-- Source data start --

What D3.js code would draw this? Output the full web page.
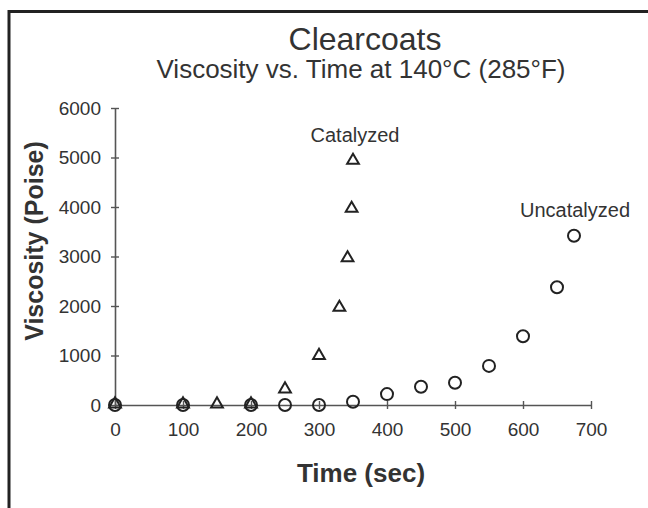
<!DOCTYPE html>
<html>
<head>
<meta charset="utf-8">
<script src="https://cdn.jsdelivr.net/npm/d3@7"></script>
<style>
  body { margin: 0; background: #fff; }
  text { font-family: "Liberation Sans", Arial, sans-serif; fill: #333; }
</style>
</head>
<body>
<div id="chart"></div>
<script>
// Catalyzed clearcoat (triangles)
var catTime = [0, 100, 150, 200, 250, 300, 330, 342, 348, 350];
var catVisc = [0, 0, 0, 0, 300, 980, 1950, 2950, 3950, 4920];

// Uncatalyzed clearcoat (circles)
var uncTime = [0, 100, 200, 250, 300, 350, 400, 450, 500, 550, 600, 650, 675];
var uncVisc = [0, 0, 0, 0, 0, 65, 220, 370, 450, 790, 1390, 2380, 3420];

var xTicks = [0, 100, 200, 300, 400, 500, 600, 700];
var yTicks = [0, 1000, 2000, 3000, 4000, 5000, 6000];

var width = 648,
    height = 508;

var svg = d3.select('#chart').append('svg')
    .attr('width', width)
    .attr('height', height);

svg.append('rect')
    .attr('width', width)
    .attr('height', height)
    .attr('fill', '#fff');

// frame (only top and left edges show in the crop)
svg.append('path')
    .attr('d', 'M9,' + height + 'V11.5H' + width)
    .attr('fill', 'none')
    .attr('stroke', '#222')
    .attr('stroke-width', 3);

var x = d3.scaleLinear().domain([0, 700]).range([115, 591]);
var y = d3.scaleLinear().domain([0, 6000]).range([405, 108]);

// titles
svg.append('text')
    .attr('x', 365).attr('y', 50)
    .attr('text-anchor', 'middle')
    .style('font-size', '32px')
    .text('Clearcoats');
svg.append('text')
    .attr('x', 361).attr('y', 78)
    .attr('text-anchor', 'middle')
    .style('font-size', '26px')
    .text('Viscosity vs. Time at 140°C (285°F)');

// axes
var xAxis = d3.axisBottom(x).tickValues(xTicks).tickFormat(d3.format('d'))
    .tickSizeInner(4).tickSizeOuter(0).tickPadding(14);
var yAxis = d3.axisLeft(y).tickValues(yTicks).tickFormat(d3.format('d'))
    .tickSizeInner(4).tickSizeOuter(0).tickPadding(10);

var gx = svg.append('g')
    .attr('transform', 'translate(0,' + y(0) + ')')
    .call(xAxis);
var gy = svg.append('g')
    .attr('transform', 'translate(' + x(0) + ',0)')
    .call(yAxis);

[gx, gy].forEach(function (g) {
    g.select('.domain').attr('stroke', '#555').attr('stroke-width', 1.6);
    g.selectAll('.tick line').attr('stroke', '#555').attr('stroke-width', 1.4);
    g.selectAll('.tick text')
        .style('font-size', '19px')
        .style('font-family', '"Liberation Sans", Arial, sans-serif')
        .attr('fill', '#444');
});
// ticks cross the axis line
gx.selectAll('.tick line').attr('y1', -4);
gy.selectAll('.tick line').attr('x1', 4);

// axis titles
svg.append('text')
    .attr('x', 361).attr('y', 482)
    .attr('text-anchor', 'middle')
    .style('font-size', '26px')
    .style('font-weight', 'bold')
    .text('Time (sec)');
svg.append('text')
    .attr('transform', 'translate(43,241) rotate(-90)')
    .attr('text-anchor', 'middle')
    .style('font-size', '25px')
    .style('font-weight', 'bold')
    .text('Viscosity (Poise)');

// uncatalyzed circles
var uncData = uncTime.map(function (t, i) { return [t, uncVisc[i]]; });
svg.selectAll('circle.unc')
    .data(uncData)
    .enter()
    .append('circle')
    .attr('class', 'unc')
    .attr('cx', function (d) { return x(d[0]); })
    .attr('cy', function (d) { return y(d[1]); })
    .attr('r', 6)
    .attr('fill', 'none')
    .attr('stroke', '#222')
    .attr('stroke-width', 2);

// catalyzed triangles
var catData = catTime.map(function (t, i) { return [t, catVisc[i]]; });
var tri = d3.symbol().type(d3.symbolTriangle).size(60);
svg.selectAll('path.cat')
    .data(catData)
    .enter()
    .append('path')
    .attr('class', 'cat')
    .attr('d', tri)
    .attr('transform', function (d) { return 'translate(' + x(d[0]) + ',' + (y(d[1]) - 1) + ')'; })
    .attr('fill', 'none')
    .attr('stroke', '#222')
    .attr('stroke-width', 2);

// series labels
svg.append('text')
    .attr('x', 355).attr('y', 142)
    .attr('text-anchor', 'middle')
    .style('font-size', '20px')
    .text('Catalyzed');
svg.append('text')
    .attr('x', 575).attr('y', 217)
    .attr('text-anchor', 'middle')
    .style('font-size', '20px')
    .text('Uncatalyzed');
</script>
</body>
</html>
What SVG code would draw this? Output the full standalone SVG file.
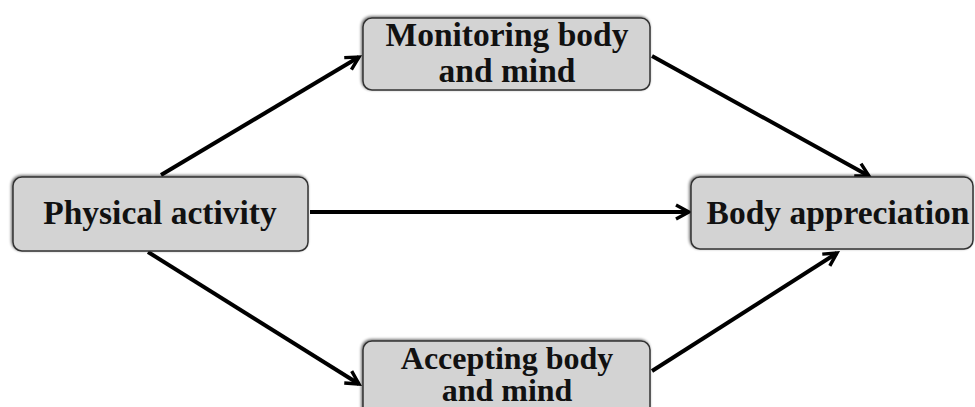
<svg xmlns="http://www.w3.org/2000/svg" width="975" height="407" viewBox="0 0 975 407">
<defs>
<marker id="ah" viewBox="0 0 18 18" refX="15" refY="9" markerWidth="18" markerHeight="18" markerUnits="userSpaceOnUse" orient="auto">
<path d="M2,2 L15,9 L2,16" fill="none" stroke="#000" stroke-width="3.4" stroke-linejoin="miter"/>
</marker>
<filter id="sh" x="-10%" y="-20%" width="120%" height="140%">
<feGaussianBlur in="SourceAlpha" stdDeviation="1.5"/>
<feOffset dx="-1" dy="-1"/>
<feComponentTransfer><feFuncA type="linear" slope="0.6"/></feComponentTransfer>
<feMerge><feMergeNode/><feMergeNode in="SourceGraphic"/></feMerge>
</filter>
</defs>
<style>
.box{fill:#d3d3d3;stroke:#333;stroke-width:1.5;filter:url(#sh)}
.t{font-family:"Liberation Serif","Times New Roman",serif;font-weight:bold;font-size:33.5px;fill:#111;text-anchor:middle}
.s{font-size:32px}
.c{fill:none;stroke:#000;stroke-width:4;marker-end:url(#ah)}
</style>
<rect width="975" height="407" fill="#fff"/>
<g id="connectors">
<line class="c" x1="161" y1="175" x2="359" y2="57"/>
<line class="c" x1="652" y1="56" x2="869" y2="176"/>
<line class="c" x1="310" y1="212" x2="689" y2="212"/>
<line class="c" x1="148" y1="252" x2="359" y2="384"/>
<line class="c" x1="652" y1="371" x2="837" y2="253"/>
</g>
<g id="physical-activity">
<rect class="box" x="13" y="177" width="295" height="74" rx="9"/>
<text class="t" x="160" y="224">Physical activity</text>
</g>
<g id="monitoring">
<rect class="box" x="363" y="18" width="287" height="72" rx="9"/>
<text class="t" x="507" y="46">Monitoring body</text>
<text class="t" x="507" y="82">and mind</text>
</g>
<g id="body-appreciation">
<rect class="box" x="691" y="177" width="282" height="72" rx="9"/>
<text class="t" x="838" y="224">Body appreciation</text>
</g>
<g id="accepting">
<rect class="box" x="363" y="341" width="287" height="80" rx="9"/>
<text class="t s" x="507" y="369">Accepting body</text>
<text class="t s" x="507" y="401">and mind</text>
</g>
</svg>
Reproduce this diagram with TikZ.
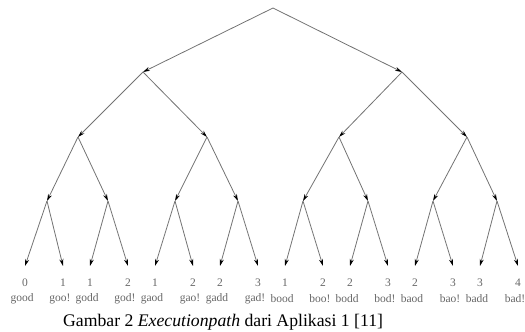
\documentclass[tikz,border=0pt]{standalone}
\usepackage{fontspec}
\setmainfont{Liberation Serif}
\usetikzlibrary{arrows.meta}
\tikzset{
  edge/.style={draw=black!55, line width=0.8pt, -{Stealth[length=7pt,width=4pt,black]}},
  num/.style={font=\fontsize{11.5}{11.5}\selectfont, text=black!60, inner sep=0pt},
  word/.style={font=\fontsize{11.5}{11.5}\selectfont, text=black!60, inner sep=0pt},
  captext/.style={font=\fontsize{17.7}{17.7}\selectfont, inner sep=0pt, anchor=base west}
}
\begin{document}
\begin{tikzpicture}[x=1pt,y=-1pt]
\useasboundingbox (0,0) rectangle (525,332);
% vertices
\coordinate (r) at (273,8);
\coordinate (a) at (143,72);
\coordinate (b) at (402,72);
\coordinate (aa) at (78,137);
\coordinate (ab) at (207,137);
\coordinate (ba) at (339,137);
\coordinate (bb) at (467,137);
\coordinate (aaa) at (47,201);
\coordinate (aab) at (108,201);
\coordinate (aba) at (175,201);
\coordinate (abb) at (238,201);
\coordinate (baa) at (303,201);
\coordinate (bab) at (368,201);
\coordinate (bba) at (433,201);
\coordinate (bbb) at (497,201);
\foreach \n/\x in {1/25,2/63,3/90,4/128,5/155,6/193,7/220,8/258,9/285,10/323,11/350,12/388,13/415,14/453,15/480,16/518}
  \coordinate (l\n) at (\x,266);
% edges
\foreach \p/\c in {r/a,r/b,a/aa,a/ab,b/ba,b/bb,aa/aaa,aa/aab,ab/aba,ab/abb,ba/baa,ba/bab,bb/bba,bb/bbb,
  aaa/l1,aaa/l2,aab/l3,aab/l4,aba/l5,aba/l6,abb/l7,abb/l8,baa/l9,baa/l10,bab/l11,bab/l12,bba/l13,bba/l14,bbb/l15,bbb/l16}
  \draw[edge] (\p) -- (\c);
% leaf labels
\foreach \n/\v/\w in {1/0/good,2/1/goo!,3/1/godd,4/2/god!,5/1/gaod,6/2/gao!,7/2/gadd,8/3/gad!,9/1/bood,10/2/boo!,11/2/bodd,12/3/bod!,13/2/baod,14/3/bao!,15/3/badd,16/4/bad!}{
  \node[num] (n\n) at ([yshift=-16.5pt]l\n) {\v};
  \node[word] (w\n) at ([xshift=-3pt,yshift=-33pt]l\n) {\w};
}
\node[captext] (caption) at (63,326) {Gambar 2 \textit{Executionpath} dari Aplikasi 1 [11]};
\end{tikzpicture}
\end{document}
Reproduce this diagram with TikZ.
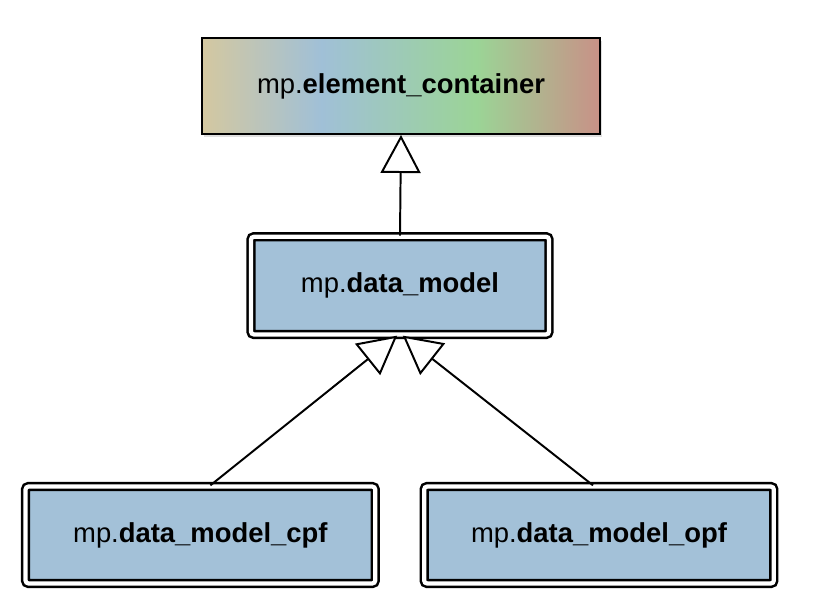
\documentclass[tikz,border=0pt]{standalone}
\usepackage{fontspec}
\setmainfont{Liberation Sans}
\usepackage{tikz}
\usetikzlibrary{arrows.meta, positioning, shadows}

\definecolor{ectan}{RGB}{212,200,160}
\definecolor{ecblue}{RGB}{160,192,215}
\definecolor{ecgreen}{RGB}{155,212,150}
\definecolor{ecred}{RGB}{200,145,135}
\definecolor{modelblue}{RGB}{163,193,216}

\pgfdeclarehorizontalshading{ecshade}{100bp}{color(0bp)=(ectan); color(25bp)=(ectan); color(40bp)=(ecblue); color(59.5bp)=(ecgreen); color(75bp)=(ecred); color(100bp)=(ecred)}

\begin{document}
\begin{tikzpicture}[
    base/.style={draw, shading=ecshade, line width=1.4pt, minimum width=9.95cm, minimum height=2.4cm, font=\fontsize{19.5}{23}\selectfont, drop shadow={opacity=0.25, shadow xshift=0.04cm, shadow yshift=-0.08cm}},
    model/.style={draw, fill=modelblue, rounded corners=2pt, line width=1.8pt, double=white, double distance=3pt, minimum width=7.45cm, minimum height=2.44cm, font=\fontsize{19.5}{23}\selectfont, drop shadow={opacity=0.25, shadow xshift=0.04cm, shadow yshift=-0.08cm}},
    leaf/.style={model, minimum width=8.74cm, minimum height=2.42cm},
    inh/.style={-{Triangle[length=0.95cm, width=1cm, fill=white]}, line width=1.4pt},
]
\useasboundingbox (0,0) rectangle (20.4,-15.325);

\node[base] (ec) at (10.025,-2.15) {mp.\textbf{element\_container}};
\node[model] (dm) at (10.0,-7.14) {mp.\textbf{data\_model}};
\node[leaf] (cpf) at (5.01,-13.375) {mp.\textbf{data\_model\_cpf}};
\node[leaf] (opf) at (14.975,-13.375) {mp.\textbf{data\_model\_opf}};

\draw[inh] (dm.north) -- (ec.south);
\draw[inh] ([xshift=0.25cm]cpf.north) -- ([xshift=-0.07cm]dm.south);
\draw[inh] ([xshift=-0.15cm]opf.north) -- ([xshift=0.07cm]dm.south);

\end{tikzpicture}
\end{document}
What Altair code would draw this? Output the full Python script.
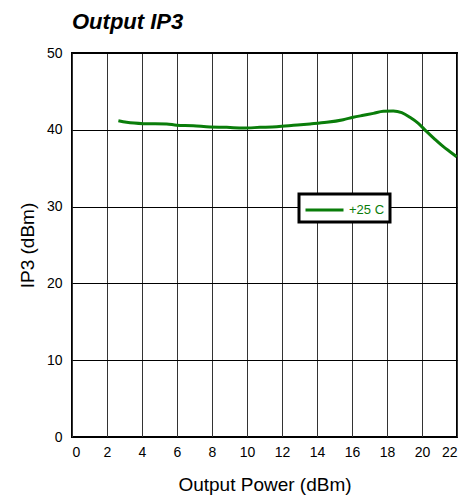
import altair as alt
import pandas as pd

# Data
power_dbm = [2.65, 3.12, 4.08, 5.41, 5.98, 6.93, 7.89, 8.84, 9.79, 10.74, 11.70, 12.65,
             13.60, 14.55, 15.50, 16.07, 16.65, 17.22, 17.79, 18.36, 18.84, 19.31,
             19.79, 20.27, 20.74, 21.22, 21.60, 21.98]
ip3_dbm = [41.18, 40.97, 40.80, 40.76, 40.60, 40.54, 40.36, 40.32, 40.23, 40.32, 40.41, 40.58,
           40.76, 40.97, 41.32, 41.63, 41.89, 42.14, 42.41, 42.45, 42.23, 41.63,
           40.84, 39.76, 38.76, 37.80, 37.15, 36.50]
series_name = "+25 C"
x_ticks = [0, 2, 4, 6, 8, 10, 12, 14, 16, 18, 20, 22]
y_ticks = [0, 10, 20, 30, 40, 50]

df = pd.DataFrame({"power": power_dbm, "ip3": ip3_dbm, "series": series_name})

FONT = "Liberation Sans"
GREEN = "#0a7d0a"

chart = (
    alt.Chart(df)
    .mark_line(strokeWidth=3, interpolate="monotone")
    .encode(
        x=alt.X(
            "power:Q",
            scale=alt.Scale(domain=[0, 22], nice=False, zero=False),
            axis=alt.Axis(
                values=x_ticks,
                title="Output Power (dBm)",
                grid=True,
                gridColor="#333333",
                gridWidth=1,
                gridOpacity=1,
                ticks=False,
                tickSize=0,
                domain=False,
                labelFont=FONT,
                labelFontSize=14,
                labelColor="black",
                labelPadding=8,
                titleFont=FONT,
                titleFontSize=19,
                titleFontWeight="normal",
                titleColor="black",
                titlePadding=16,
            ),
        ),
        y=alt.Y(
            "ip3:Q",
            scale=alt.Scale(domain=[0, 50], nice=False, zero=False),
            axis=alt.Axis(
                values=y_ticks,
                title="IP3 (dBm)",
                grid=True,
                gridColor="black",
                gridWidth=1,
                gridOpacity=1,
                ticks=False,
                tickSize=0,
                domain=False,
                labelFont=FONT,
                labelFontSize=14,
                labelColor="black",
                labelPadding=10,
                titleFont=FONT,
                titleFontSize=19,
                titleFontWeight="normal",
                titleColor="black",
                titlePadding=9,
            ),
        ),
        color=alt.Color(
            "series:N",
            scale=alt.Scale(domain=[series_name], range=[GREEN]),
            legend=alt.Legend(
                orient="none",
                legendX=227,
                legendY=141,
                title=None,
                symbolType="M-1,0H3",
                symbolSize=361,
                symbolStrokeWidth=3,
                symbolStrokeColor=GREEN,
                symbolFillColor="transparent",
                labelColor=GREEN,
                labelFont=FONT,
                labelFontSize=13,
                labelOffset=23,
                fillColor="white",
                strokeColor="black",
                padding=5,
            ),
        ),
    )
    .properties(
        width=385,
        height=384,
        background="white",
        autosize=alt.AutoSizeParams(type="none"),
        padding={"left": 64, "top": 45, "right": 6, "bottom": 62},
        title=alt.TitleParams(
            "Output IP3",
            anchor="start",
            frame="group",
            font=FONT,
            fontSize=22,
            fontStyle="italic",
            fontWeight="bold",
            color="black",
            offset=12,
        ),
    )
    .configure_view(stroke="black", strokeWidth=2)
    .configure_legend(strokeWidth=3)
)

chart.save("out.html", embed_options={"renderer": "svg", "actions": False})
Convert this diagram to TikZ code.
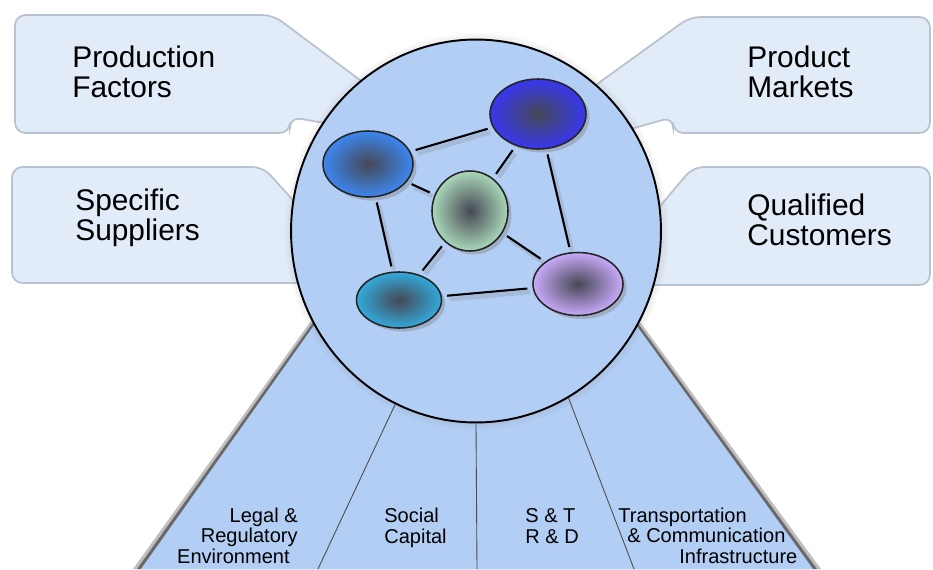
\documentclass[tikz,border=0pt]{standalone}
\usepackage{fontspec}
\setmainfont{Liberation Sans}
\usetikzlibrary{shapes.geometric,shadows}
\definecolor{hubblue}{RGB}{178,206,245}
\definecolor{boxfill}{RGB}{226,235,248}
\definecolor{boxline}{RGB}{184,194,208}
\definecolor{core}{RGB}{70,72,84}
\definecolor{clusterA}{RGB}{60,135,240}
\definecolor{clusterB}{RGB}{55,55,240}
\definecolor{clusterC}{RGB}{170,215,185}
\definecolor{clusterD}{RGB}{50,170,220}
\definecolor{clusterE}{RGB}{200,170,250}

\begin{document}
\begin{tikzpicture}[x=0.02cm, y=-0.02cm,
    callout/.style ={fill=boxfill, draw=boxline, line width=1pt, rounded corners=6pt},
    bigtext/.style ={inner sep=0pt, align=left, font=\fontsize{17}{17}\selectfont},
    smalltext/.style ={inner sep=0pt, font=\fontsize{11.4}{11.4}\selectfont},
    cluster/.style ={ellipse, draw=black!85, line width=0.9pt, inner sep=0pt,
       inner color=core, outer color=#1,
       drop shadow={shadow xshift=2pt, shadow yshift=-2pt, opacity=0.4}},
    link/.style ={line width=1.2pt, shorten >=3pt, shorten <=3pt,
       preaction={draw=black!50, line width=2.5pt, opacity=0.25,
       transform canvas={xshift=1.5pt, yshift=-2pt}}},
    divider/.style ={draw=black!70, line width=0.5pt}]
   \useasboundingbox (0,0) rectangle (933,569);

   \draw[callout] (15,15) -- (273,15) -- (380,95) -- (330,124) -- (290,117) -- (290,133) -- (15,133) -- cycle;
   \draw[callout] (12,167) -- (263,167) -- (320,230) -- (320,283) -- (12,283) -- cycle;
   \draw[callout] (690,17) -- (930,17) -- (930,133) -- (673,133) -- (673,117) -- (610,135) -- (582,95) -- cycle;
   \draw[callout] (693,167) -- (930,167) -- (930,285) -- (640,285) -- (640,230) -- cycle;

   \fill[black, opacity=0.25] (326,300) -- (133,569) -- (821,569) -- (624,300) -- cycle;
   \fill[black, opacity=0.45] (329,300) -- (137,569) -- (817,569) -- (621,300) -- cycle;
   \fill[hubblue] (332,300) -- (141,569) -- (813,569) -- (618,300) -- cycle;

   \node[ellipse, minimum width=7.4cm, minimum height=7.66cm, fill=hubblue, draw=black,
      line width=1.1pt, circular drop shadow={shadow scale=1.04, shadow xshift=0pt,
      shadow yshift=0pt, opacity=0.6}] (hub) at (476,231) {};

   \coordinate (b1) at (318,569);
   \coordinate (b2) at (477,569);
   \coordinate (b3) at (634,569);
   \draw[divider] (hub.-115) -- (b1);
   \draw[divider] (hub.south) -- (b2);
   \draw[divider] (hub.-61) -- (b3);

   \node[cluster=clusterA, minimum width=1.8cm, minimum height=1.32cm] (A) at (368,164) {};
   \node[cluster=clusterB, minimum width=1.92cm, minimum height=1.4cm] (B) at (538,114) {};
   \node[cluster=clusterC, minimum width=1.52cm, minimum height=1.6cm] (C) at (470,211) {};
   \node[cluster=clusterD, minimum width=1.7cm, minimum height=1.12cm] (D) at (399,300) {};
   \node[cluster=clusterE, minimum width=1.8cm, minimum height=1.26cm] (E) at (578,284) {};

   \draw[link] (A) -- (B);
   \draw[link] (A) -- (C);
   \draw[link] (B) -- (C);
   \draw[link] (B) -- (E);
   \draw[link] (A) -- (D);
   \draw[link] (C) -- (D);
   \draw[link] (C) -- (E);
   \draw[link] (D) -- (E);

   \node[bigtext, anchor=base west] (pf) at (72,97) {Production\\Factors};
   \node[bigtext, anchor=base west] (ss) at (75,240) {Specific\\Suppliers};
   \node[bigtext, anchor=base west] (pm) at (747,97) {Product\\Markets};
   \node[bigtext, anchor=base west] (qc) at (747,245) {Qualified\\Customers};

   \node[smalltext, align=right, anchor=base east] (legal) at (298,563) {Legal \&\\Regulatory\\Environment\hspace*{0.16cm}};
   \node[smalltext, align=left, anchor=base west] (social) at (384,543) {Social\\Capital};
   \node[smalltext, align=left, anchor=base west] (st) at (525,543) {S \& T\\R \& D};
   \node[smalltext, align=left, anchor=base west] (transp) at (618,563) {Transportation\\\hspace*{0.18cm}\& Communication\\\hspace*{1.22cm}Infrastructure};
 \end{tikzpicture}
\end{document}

-- Source data end --

Skip the pictures. Restate exactly the lines from the start of the entries through the line containing "at 140°C (285°F)');", both ends included.

## Response to the exercise:
What D3.js code would draw this? Output the full web page.
<!DOCTYPE html>
<html>
<head>
<meta charset="utf-8">
<script src="https://cdn.jsdelivr.net/npm/d3@7"></script>
<style>
  body { margin: 0; background: #fff; }
  text { font-family: "Liberation Sans", Arial, sans-serif; fill: #333; }
</style>
</head>
<body>
<div id="chart"></div>
<script>
// Catalyzed clearcoat (triangles)
var catTime = [0, 100, 150, 200, 250, 300, 330, 342, 348, 350];
var catVisc = [0, 0, 0, 0, 300, 980, 1950, 2950, 3950, 4920];

// Uncatalyzed clearcoat (circles)
var uncTime = [0, 100, 200, 250, 300, 350, 400, 450, 500, 550, 600, 650, 675];
var uncVisc = [0, 0, 0, 0, 0, 65, 220, 370, 450, 790, 1390, 2380, 3420];

var xTicks = [0, 100, 200, 300, 400, 500, 600, 700];
var yTicks = [0, 1000, 2000, 3000, 4000, 5000, 6000];

var width = 648,
    height = 508;

var svg = d3.select('#chart').append('svg')
    .attr('width', width)
    .attr('height', height);

svg.append('rect')
    .attr('width', width)
    .attr('height', height)
    .attr('fill', '#fff');

// frame (only top and left edges show in the crop)
svg.append('path')
    .attr('d', 'M9,' + height + 'V11.5H' + width)
    .attr('fill', 'none')
    .attr('stroke', '#222')
    .attr('stroke-width', 3);

var x = d3.scaleLinear().domain([0, 700]).range([115, 591]);
var y = d3.scaleLinear().domain([0, 6000]).range([405, 108]);

// titles
svg.append('text')
    .attr('x', 365).attr('y', 50)
    .attr('text-anchor', 'middle')
    .style('font-size', '32px')
    .text('Clearcoats');
svg.append('text')
    .attr('x', 361).attr('y', 78)
    .attr('text-anchor', 'middle')
    .style('font-size', '26px')
    .text('Viscosity vs. Time at 140°C (285°F)');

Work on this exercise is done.